11 to 19 years: You are Luke Skywalker. You have an appalling dress sense that you think is trendy. You have lost the use of your right hand from over-manipulation of your 'light-sabre'. You fantasise about giving a princess a good rescuing. You sometimes think you must have been adopted. You whine a lot.

20 to 29 years: You are Han Solo. You own a beaten up vehicle that you claim is still faster than many newer more powerful machines. You are chiefly motivated by money. If you visit a bar you will probably end up making a mess. You borrow money with little thought to repaying it. You are known to the authorities.

30 to 39 years: You are Darth Vadar. You think black makes you look slimmer. You have developed some sort of bronchial condition. You think the majority of society's problems can be resolved with 'more police' (or 'The Force' as you like to call them). You buy yourself the sport version of the Tie-fighter. You have an uncomfortable feeling that your long lost son might turn up at any minute.

40 to 49 years: You are the Grand Moff Tarkin. You think travellers should be vapourised. You have the biggest house and the most security features (with one tiny flaw). You think liberals should be vapourised. You are always smartly turned-out. Your attitude to foreign policy is "if we're not sure what they're up to, let's invade them". You think incompetant employees should be vapourised. You don't find the word 'Moff' amusing in any way.

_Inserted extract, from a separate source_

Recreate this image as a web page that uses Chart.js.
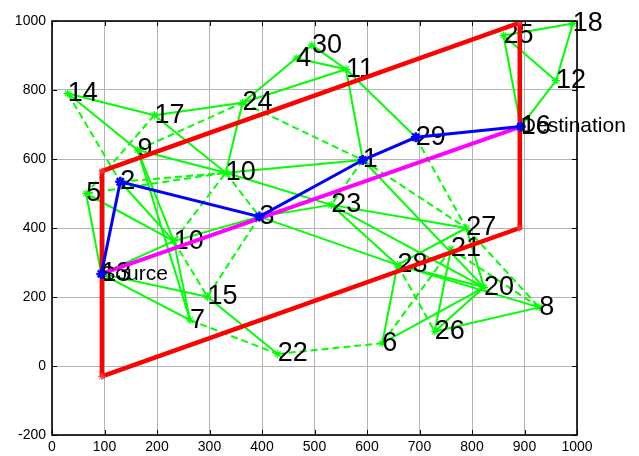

50 to 65 years: You are Obi Wan Kenobi. You live a hermit like existance and are mostly ignored by everyone else. You think you dispense wisdom to those you speak to. You ignore reasonable enquiries from the police regarding missing droids. You have to get other people to drive you everywhere. Shaving is a distant memory and you think nothing of wandering around in your dressing gown.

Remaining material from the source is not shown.